STORED RECORDS:
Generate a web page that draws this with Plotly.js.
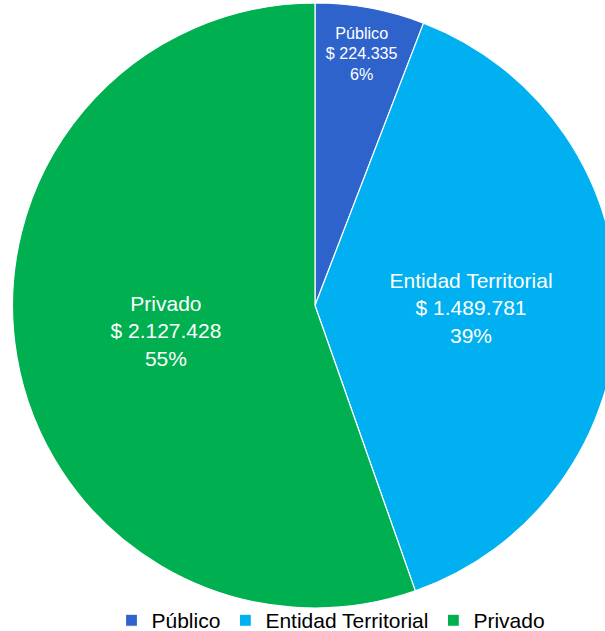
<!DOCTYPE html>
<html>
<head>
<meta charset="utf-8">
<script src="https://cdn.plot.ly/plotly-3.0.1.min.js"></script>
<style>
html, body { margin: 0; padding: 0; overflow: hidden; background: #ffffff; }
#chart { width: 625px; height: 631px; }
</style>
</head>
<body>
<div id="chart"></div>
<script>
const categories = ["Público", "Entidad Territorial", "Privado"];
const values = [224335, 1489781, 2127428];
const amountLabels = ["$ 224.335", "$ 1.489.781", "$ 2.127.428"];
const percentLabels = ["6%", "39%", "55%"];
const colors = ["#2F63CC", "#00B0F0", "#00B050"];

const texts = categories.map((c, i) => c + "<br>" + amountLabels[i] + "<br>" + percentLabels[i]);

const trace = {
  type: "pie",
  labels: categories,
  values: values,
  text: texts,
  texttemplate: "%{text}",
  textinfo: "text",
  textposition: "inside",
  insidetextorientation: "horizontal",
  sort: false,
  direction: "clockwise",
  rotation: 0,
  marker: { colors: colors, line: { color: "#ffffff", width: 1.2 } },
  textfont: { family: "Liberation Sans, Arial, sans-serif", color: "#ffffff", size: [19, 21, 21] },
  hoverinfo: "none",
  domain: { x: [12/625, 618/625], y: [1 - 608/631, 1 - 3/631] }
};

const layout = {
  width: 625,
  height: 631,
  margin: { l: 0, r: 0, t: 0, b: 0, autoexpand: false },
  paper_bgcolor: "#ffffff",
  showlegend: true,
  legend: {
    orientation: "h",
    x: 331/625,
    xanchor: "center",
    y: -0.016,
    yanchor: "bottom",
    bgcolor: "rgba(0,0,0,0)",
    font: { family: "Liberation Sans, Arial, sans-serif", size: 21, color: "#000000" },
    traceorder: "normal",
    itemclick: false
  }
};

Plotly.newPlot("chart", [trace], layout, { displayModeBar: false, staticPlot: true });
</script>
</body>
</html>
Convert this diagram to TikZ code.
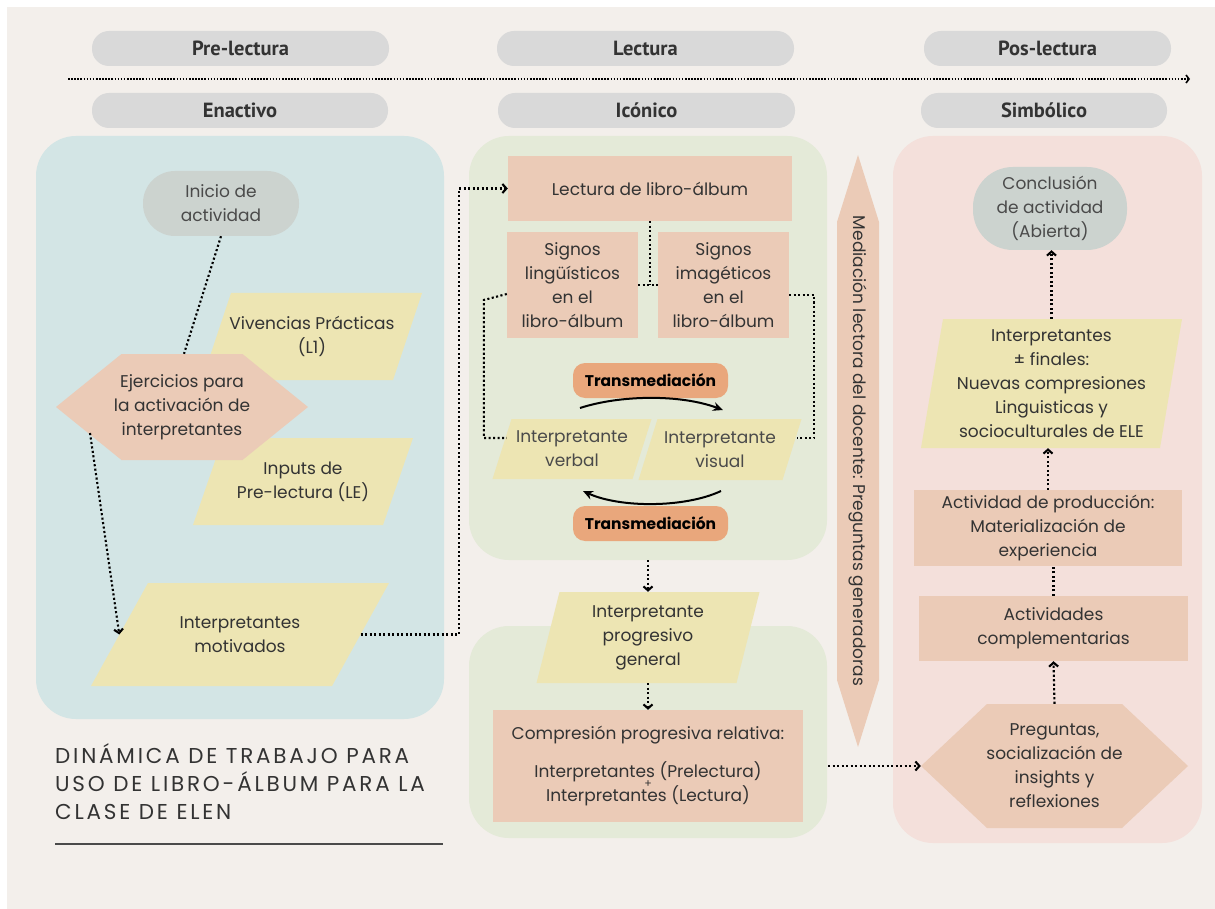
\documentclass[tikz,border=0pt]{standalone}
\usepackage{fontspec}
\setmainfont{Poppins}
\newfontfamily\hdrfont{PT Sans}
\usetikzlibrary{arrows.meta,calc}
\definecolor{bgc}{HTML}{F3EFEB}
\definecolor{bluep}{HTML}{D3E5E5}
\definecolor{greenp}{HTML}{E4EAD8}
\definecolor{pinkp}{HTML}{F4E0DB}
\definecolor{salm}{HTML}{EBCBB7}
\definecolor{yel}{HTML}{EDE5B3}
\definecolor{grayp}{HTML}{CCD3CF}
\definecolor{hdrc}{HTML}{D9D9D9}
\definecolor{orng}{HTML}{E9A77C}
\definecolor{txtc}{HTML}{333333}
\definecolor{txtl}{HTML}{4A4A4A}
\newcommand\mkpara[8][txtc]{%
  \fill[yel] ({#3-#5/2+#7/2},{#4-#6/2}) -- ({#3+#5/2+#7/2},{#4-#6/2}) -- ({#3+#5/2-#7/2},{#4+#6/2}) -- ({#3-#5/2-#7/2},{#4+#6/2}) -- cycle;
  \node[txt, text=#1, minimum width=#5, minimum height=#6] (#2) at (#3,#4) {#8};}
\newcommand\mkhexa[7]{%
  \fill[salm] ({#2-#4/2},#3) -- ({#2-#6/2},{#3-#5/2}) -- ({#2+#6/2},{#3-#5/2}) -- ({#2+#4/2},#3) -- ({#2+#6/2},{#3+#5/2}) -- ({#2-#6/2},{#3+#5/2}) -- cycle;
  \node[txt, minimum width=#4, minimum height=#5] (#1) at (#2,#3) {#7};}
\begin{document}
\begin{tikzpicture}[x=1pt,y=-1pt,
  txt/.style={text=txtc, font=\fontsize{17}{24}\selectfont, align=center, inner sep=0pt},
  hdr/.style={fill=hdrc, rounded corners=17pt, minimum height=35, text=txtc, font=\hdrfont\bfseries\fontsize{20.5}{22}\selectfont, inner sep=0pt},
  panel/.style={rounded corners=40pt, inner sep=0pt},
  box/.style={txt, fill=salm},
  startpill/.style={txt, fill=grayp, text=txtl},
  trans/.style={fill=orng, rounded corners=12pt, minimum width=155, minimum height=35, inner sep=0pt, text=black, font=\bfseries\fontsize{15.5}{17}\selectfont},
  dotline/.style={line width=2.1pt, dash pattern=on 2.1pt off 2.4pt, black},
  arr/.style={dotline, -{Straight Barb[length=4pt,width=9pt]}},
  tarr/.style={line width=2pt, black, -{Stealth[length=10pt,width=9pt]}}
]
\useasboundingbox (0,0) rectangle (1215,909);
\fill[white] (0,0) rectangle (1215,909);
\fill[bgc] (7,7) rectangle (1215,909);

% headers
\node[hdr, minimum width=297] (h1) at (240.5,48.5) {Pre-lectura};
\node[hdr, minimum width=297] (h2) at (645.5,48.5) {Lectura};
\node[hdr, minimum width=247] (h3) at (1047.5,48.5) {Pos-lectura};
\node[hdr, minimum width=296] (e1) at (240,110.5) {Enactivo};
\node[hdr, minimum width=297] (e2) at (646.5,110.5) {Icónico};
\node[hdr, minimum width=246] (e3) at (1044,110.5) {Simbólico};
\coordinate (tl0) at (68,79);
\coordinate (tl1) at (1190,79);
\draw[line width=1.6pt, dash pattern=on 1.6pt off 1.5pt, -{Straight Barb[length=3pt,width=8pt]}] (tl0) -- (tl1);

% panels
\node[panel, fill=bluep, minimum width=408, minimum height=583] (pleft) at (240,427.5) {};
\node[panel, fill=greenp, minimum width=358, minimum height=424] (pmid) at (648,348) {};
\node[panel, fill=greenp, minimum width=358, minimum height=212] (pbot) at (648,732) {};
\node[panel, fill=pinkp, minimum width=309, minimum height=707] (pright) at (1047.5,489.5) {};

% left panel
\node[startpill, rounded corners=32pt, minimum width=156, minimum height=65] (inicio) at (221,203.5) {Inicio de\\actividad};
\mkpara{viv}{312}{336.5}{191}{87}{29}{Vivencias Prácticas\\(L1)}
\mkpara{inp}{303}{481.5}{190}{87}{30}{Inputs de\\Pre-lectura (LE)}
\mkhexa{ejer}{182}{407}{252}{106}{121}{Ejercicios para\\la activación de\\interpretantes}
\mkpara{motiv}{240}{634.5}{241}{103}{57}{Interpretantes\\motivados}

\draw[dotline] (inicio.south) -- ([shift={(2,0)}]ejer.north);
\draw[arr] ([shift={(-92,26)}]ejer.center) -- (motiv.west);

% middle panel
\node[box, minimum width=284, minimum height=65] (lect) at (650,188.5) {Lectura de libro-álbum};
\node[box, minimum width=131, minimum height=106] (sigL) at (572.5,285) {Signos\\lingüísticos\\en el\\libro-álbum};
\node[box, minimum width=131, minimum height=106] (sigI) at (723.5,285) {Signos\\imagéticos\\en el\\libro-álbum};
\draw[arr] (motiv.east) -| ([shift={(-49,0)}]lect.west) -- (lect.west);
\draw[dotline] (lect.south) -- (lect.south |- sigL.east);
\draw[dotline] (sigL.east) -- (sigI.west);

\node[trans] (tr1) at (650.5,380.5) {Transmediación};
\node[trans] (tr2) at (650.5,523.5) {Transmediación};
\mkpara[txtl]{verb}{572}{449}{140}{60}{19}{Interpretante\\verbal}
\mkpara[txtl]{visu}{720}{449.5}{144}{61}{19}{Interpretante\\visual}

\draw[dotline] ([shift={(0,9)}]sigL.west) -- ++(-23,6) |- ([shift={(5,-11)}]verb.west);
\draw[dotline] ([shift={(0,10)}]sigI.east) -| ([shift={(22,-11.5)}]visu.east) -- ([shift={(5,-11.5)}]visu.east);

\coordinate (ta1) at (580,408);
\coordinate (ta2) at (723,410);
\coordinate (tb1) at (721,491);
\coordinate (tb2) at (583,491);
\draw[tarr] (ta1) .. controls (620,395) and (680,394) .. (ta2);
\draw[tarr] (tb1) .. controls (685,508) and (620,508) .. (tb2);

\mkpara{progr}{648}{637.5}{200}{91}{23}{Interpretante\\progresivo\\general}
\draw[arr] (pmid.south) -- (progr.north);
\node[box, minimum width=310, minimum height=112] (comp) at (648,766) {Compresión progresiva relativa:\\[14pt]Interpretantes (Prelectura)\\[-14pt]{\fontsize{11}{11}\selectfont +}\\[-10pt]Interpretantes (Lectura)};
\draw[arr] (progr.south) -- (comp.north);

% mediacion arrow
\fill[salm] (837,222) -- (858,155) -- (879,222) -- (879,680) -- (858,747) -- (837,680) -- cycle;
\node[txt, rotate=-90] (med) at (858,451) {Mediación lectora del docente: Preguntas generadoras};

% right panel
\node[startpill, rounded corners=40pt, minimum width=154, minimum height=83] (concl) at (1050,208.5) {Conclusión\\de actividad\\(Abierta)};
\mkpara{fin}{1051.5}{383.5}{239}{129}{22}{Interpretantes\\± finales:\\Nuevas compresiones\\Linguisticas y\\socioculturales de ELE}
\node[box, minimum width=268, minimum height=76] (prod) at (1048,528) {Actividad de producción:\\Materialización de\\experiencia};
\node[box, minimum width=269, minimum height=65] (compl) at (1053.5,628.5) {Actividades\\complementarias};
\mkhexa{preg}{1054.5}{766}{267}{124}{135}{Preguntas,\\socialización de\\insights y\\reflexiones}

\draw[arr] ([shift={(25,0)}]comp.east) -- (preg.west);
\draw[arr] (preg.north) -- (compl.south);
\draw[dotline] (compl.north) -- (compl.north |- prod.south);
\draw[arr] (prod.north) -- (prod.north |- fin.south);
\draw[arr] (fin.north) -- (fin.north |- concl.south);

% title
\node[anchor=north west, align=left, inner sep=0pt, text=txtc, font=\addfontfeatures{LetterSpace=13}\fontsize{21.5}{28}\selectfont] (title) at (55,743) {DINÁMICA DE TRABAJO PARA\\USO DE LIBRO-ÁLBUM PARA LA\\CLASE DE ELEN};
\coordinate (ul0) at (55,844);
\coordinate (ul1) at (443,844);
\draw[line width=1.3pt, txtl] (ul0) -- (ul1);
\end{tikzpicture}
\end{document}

REQUEST: Check every line in the material above for the string "this", then give only the number of lines that have it.

REPLY: 2